** Stated task **
Once the pictures are set aside, transcribe the remaining data exactly.

>> BEGIN

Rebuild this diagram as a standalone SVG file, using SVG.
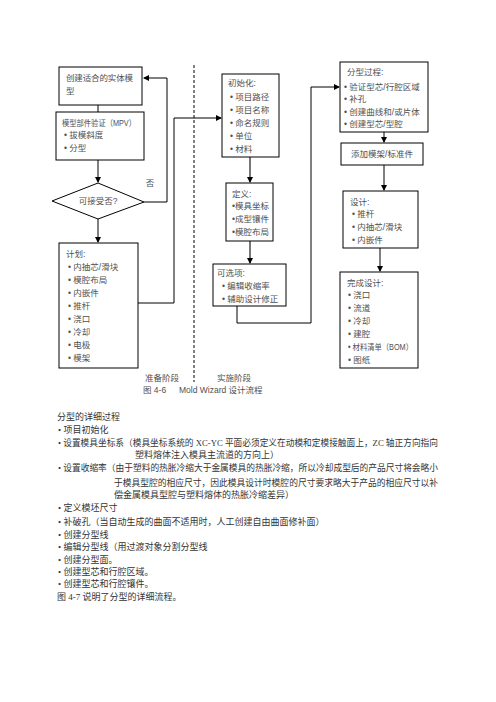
<svg xmlns="http://www.w3.org/2000/svg" width="496" height="702" viewBox="0 0 496 702">
<defs>
<marker id="ah" markerWidth="6" markerHeight="6" refX="5" refY="3" orient="auto" markerUnits="userSpaceOnUse"><path d="M0,0 L6,3 L0,6 z" fill="#000"/></marker>
</defs>
<style>
.bx{fill:#fff;stroke:#000;stroke-width:1}
.t{font-family:"Liberation Sans","Noto Sans CJK SC",sans-serif;font-size:8.5px;fill:#505050}
.b{font-family:"Liberation Serif","Noto Sans CJK SC",serif;font-size:9px;fill:#333}
.c{fill:none;stroke:#000;stroke-width:1}
.g{fill:none;stroke:#777;stroke-width:2}
</style>
<rect width="496" height="702" fill="#fff"/>
<g id="connectors">
<path class="c" d="M144,202 H167 V78 H144" marker-end="url(#ah)"/>
<path class="c" d="M98,105 V112"/>
<path class="c" d="M98,160 V182" marker-end="url(#ah)"/>
<path class="c" d="M98,219 V242" marker-end="url(#ah)"/>
<path class="c" d="M138,303 H174 V118 H221" marker-end="url(#ah)"/>
<path class="g" d="M250,157 V182" marker-end="url(#ah)"/>
<path class="g" d="M250,241 V263" marker-end="url(#ah)"/>
<path class="c" d="M237,306 V323 H311 V87 H339" marker-end="url(#ah)"/>
<path class="c" d="M384,132 V142" marker-end="url(#ah)"/>
<path class="c" d="M384,165 V190" marker-end="url(#ah)"/>
<path class="c" d="M380,248 V271" marker-end="url(#ah)"/>
<path d="M194,65 V382" fill="none" stroke="#000" stroke-width="1" stroke-dasharray="3,2"/>
</g>
<g id="n1"><rect class="bx" x="59" y="67" width="83" height="38"/>
<text class="t" x="66" y="81" textLength="67" lengthAdjust="spacing">创建适合的实体模</text><text class="t" x="66" y="94">型</text></g>
<g id="n2"><rect class="bx" x="56" y="112" width="88" height="48"/>
<text class="t" x="62" y="126" textLength="74" lengthAdjust="spacingAndGlyphs">模型部件验证（MPV）</text><text class="t" x="64" y="138">• 拔模斜度</text><text class="t" x="64" y="151">• 分型</text></g>
<g id="n3"><polygon class="bx" points="52,201 98,183 144,202 98,219"/>
<text class="t" x="98" y="204" text-anchor="middle">可接受否?</text></g>
<text class="t" x="150" y="186" text-anchor="middle">否</text>
<g id="n4"><rect class="bx" x="59" y="243" width="79" height="125"/>
<text class="t" x="66" y="257">计划:</text>
<text class="t" x="68" y="270">• 内抽芯/滑块</text>
<text class="t" x="68" y="283">• 模腔布局</text>
<text class="t" x="68" y="296">• 内嵌件</text>
<text class="t" x="68" y="309">• 推杆</text>
<text class="t" x="68" y="322">• 浇口</text>
<text class="t" x="68" y="335">• 冷却</text>
<text class="t" x="68" y="348">• 电极</text>
<text class="t" x="68" y="361">• 模架</text></g>
<g id="n5"><rect class="bx" x="222" y="74" width="57" height="83"/>
<text class="t" x="228" y="86">初始化:</text>
<text class="t" x="230" y="100">• 项目路径</text>
<text class="t" x="230" y="113">• 项目名称</text>
<text class="t" x="230" y="126">• 命名规则</text>
<text class="t" x="230" y="139">• 单位</text>
<text class="t" x="230" y="152">• 材料</text></g>
<g id="n6"><rect class="bx" x="226" y="183" width="47" height="58"/>
<text class="t" x="232" y="197">定义:</text>
<text class="t" x="232" y="209">•模具坐标</text>
<text class="t" x="232" y="222">•成型镶件</text>
<text class="t" x="232" y="235">•模腔布局</text></g>
<g id="n7"><rect class="bx" x="213" y="264" width="73" height="42"/>
<text class="t" x="217" y="276">可选项:</text>
<text class="t" x="222" y="289">• 编辑收缩率</text>
<text class="t" x="222" y="302">• 辅助设计修正</text></g>
<g id="n8"><rect class="bx" x="340" y="62" width="88" height="70"/>
<text class="t" x="347" y="75">分型过程:</text>
<text class="t" x="344" y="90">• 验证型芯/行腔区域</text>
<text class="t" x="344" y="102">• 补孔</text>
<text class="t" x="344" y="115">• 创建曲线和/或片体</text>
<text class="t" x="344" y="127">• 创建型芯/型腔</text></g>
<g id="n9"><rect class="bx" x="341" y="143" width="82" height="22"/>
<text class="t" x="382" y="157" text-anchor="middle">添加模架/标准件</text></g>
<g id="n10"><rect class="bx" x="343" y="191" width="75" height="57"/>
<text class="t" x="350" y="205">设计:</text>
<text class="t" x="352" y="217">• 推杆</text>
<text class="t" x="352" y="230">• 内抽芯/滑块</text>
<text class="t" x="352" y="243">• 内嵌件</text></g>
<g id="n11"><rect class="bx" x="340" y="272" width="78" height="96"/>
<text class="t" x="347" y="286">完成设计:</text>
<text class="t" x="348" y="298">• 浇口</text>
<text class="t" x="348" y="311">• 流道</text>
<text class="t" x="348" y="324">• 冷却</text>
<text class="t" x="348" y="337">• 建腔</text>
<text class="t" x="348" y="350" textLength="65" lengthAdjust="spacingAndGlyphs">• 材料清单（BOM）</text>
<text class="t" x="348" y="363">• 图纸</text></g>
<g id="captions">
<text class="t" x="145" y="381">准备阶段</text>
<text class="t" x="217" y="381">实施阶段</text>
<text class="t" x="143" y="393">图 4-6</text>
<text class="t" x="179" y="393">Mold Wizard 设计流程</text>
</g>
<g id="body">
<text class="b" x="57" y="420">分型的详细过程</text>
<text class="b" x="58" y="433">• 项目初始化</text>
<text class="b" x="58" y="446" textLength="380" lengthAdjust="spacingAndGlyphs">• 设置模具坐标系（模具坐标系统的 XC-YC 平面必须定义在动模和定模接触面上，ZC 轴正方向指向</text>
<text class="b" x="135" y="458">塑料熔体注入模具主流道的方向上）</text>
<text class="b" x="58" y="471" textLength="380" lengthAdjust="spacingAndGlyphs">• 设置收缩率（由于塑料的热胀冷缩大于金属模具的热胀冷缩，所以冷却成型后的产品尺寸将会略小</text>
<text class="b" x="114" y="486" textLength="324" lengthAdjust="spacingAndGlyphs">于模具型腔的相应尺寸，因此模具设计时模腔的尺寸要求略大于产品的相应尺寸以补</text>
<text class="b" x="114" y="498">偿金属模具型腔与塑料熔体的热胀冷缩差异）</text>
<text class="b" x="58" y="511">• 定义模坯尺寸</text>
<text class="b" x="58" y="525">• 补破孔（当自动生成的曲面不适用时，人工创建自由曲面修补面）</text>
<text class="b" x="58" y="538">• 创建分型线</text>
<text class="b" x="58" y="550">• 编辑分型线（用过渡对象分割分型线</text>
<text class="b" x="58" y="563">• 创建分型面。</text>
<text class="b" x="58" y="575">• 创建型芯和行腔区域。</text>
<text class="b" x="58" y="587">• 创建型芯和行腔镶件。</text>
<text class="b" x="57" y="600">图 4-7 说明了分型的详细流程。</text>
</g>
</svg>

>> END

** Output **
Rebuild this diagram as a standalone SVG file, using SVG.
<svg xmlns="http://www.w3.org/2000/svg" width="496" height="702" viewBox="0 0 496 702">
<defs>
<marker id="ah" markerWidth="6" markerHeight="6" refX="5" refY="3" orient="auto" markerUnits="userSpaceOnUse"><path d="M0,0 L6,3 L0,6 z" fill="#000"/></marker>
</defs>
<style>
.bx{fill:#fff;stroke:#000;stroke-width:1}
.t{font-family:"Liberation Sans","Noto Sans CJK SC",sans-serif;font-size:8.5px;fill:#505050}
.b{font-family:"Liberation Serif","Noto Sans CJK SC",serif;font-size:9px;fill:#333}
.c{fill:none;stroke:#000;stroke-width:1}
.g{fill:none;stroke:#777;stroke-width:2}
</style>
<rect width="496" height="702" fill="#fff"/>
<g id="connectors">
<path class="c" d="M144,202 H167 V78 H144" marker-end="url(#ah)"/>
<path class="c" d="M98,105 V112"/>
<path class="c" d="M98,160 V182" marker-end="url(#ah)"/>
<path class="c" d="M98,219 V242" marker-end="url(#ah)"/>
<path class="c" d="M138,303 H174 V118 H221" marker-end="url(#ah)"/>
<path class="g" d="M250,157 V182" marker-end="url(#ah)"/>
<path class="g" d="M250,241 V263" marker-end="url(#ah)"/>
<path class="c" d="M237,306 V323 H311 V87 H339" marker-end="url(#ah)"/>
<path class="c" d="M384,132 V142" marker-end="url(#ah)"/>
<path class="c" d="M384,165 V190" marker-end="url(#ah)"/>
<path class="c" d="M380,248 V271" marker-end="url(#ah)"/>
<path d="M194,65 V382" fill="none" stroke="#000" stroke-width="1" stroke-dasharray="3,2"/>
</g>
<g id="n1"><rect class="bx" x="59" y="67" width="83" height="38"/>
<text class="t" x="66" y="81" textLength="67" lengthAdjust="spacing">创建适合的实体模</text><text class="t" x="66" y="94">型</text></g>
<g id="n2"><rect class="bx" x="56" y="112" width="88" height="48"/>
<text class="t" x="62" y="126" textLength="74" lengthAdjust="spacingAndGlyphs">模型部件验证（MPV）</text><text class="t" x="64" y="138">• 拔模斜度</text><text class="t" x="64" y="151">• 分型</text></g>
<g id="n3"><polygon class="bx" points="52,201 98,183 144,202 98,219"/>
<text class="t" x="98" y="204" text-anchor="middle">可接受否?</text></g>
<text class="t" x="150" y="186" text-anchor="middle">否</text>
<g id="n4"><rect class="bx" x="59" y="243" width="79" height="125"/>
<text class="t" x="66" y="257">计划:</text>
<text class="t" x="68" y="270">• 内抽芯/滑块</text>
<text class="t" x="68" y="283">• 模腔布局</text>
<text class="t" x="68" y="296">• 内嵌件</text>
<text class="t" x="68" y="309">• 推杆</text>
<text class="t" x="68" y="322">• 浇口</text>
<text class="t" x="68" y="335">• 冷却</text>
<text class="t" x="68" y="348">• 电极</text>
<text class="t" x="68" y="361">• 模架</text></g>
<g id="n5"><rect class="bx" x="222" y="74" width="57" height="83"/>
<text class="t" x="228" y="86">初始化:</text>
<text class="t" x="230" y="100">• 项目路径</text>
<text class="t" x="230" y="113">• 项目名称</text>
<text class="t" x="230" y="126">• 命名规则</text>
<text class="t" x="230" y="139">• 单位</text>
<text class="t" x="230" y="152">• 材料</text></g>
<g id="n6"><rect class="bx" x="226" y="183" width="47" height="58"/>
<text class="t" x="232" y="197">定义:</text>
<text class="t" x="232" y="209">•模具坐标</text>
<text class="t" x="232" y="222">•成型镶件</text>
<text class="t" x="232" y="235">•模腔布局</text></g>
<g id="n7"><rect class="bx" x="213" y="264" width="73" height="42"/>
<text class="t" x="217" y="276">可选项:</text>
<text class="t" x="222" y="289">• 编辑收缩率</text>
<text class="t" x="222" y="302">• 辅助设计修正</text></g>
<g id="n8"><rect class="bx" x="340" y="62" width="88" height="70"/>
<text class="t" x="347" y="75">分型过程:</text>
<text class="t" x="344" y="90">• 验证型芯/行腔区域</text>
<text class="t" x="344" y="102">• 补孔</text>
<text class="t" x="344" y="115">• 创建曲线和/或片体</text>
<text class="t" x="344" y="127">• 创建型芯/型腔</text></g>
<g id="n9"><rect class="bx" x="341" y="143" width="82" height="22"/>
<text class="t" x="382" y="157" text-anchor="middle">添加模架/标准件</text></g>
<g id="n10"><rect class="bx" x="343" y="191" width="75" height="57"/>
<text class="t" x="350" y="205">设计:</text>
<text class="t" x="352" y="217">• 推杆</text>
<text class="t" x="352" y="230">• 内抽芯/滑块</text>
<text class="t" x="352" y="243">• 内嵌件</text></g>
<g id="n11"><rect class="bx" x="340" y="272" width="78" height="96"/>
<text class="t" x="347" y="286">完成设计:</text>
<text class="t" x="348" y="298">• 浇口</text>
<text class="t" x="348" y="311">• 流道</text>
<text class="t" x="348" y="324">• 冷却</text>
<text class="t" x="348" y="337">• 建腔</text>
<text class="t" x="348" y="350" textLength="65" lengthAdjust="spacingAndGlyphs">• 材料清单（BOM）</text>
<text class="t" x="348" y="363">• 图纸</text></g>
<g id="captions">
<text class="t" x="145" y="381">准备阶段</text>
<text class="t" x="217" y="381">实施阶段</text>
<text class="t" x="143" y="393">图 4-6</text>
<text class="t" x="179" y="393">Mold Wizard 设计流程</text>
</g>
<g id="body">
<text class="b" x="57" y="420">分型的详细过程</text>
<text class="b" x="58" y="433">• 项目初始化</text>
<text class="b" x="58" y="446" textLength="380" lengthAdjust="spacingAndGlyphs">• 设置模具坐标系（模具坐标系统的 XC-YC 平面必须定义在动模和定模接触面上，ZC 轴正方向指向</text>
<text class="b" x="135" y="458">塑料熔体注入模具主流道的方向上）</text>
<text class="b" x="58" y="471" textLength="380" lengthAdjust="spacingAndGlyphs">• 设置收缩率（由于塑料的热胀冷缩大于金属模具的热胀冷缩，所以冷却成型后的产品尺寸将会略小</text>
<text class="b" x="114" y="486" textLength="324" lengthAdjust="spacingAndGlyphs">于模具型腔的相应尺寸，因此模具设计时模腔的尺寸要求略大于产品的相应尺寸以补</text>
<text class="b" x="114" y="498">偿金属模具型腔与塑料熔体的热胀冷缩差异）</text>
<text class="b" x="58" y="511">• 定义模坯尺寸</text>
<text class="b" x="58" y="525">• 补破孔（当自动生成的曲面不适用时，人工创建自由曲面修补面）</text>
<text class="b" x="58" y="538">• 创建分型线</text>
<text class="b" x="58" y="550">• 编辑分型线（用过渡对象分割分型线</text>
<text class="b" x="58" y="563">• 创建分型面。</text>
<text class="b" x="58" y="575">• 创建型芯和行腔区域。</text>
<text class="b" x="58" y="587">• 创建型芯和行腔镶件。</text>
<text class="b" x="57" y="600">图 4-7 说明了分型的详细流程。</text>
</g>
</svg>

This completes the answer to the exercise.